Gedenkkultur und Potsdams Garnisionkirche: „Erinnerungsort mit giftigen Erbschaften“
Der Potsdamer Politologe Heinz Kleger im Interview über die Debatte zur Gedenkkultur, Potsdamer Debatten, Provokationen von Linksradikalen und das Projekt Garnisonkirche.
Stand:
Herr Professor Kleger, vor fünf Jahren haben sie das neue Toleranzedikt für Potsdam veröffentlicht. Warum wird in dieser Stadt scheinbar besonders leidenschaftlich um das Thema Gedenkkultur gestritten?
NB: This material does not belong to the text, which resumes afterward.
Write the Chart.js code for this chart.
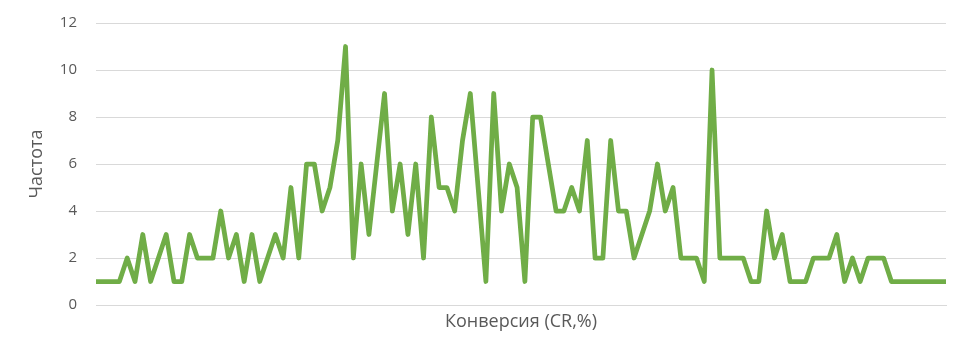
<!DOCTYPE html>
<html>
<head>
<meta charset="utf-8">
<script src="https://cdn.jsdelivr.net/npm/chart.js@4.4.1/dist/chart.umd.min.js"></script>
<style>
  html, body { margin: 0; padding: 0; background: #fff; }
  #wrap { width: 970px; height: 360px; }
</style>
</head>
<body>
<div id="wrap"><canvas id="freqChart" width="970" height="360"></canvas></div>
<script>
// frequency values, one per conversion bucket
var frequency = [
    1, 1, 1, 1, 2, 1, 3, 1, 2, 3,
    1, 1, 3, 2, 2, 2, 4, 2, 3, 1,
    3, 1, 2, 3, 2, 5, 2, 6, 6, 4,
    5, 7, 11, 2, 6, 3, 6, 9, 4, 6,
    3, 6, 2, 8, 5, 5, 4, 7, 9, 5,
    1, 9, 4, 6, 5, 1, 8, 8, 6, 4,
    4, 5, 4, 7, 2, 2, 7, 4, 4, 2,
    3, 4, 6, 4, 5, 2, 2, 2, 1, 10,
    2, 2, 2, 2, 1, 1, 4, 2, 3, 1,
    1, 1, 2, 2, 2, 3, 1, 2, 1, 2,
    2, 2, 1, 1, 1, 1, 1, 1, 1, 1
];
// buckets have no printed labels on the axis
var buckets = frequency.map(function(v, i){ return String(i + 1); });
var yTicks = [0, 2, 4, 6, 8, 10, 12];

var xTitle = 'Конверсия (CR,%)';
var yTitle = 'Частота';

Chart.defaults.font.family = '"Open Sans", sans-serif';
Chart.defaults.color = '#595959';

var ctx = document.getElementById('freqChart').getContext('2d');
var freqChart = new Chart(ctx, {
    type: 'line',
    data: {
        labels: buckets,
        datasets: [{
            label: yTitle,
            data: frequency,
            borderColor: '#70AD47',
            borderWidth: 4.75,
            borderJoinStyle: 'round',
            borderCapStyle: 'butt',
            pointRadius: 0,
            tension: 0,
            fill: false
        }]
    },
    options: {
        responsive: false,
        animation: false,
        layout: {
            padding: { left: 0, right: 24, top: 23, bottom: 0 }
        },
        plugins: {
            legend: { display: false },
            tooltip: { enabled: false }
        },
        scales: {
            x: {
                offset: false,
                ticks: { display: false },
                grid: { display: false, drawTicks: false },
                border: { display: true, color: '#D9D9D9', width: 1 },
                title: {
                    display: true,
                    text: xTitle,
                    font: { size: 18 },
                    color: '#595959',
                    padding: { top: 0, bottom: 27 }
                },
                afterFit: function(scale) { scale.height = 55; }
            },
            y: {
                min: 0,
                max: 12,
                afterBuildTicks: function(scale) {
                    scale.ticks = yTicks.map(function(v){ return { value: v }; });
                },
                ticks: { padding: 19, font: { size: 15 }, color: '#595959' },
                grid: { color: '#D9D9D9', lineWidth: 1, drawTicks: false },
                border: { display: false },
                title: {
                    display: true,
                    text: yTitle,
                    font: { size: 18 },
                    color: '#595959',
                    padding: { top: 26, bottom: 0 }
                },
                afterFit: function(scale) {
                    scale.width = 96;
                    scale.paddingTop = 0;
                    scale.paddingBottom = 0;
                }
            }
        }
    }
});
</script>
</body>
</html>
Potsdam ist geradezu überladen mit Geschichte – als preußische, französische, sowjetische und DDR-Stadt. Dieser Erinnerungsort mit seinen giftigen Erbschaften überfordert uns alle, insbesondere die Kommunalpolitik. Potsdam war zudem Frontstadt des Kalten Krieges, mit allen wissenschaftlichen Einrichtungen, die dazugehörten. Die äußerst emotional geführten erinnerungspolitischen Debatten belegen, dass es enorm schwierig ist, eine engagierte Distanz zu halten, die lehrreich sein könnte. Schließlich geht es ja darum, etwas aus der Geschichte zu lernen.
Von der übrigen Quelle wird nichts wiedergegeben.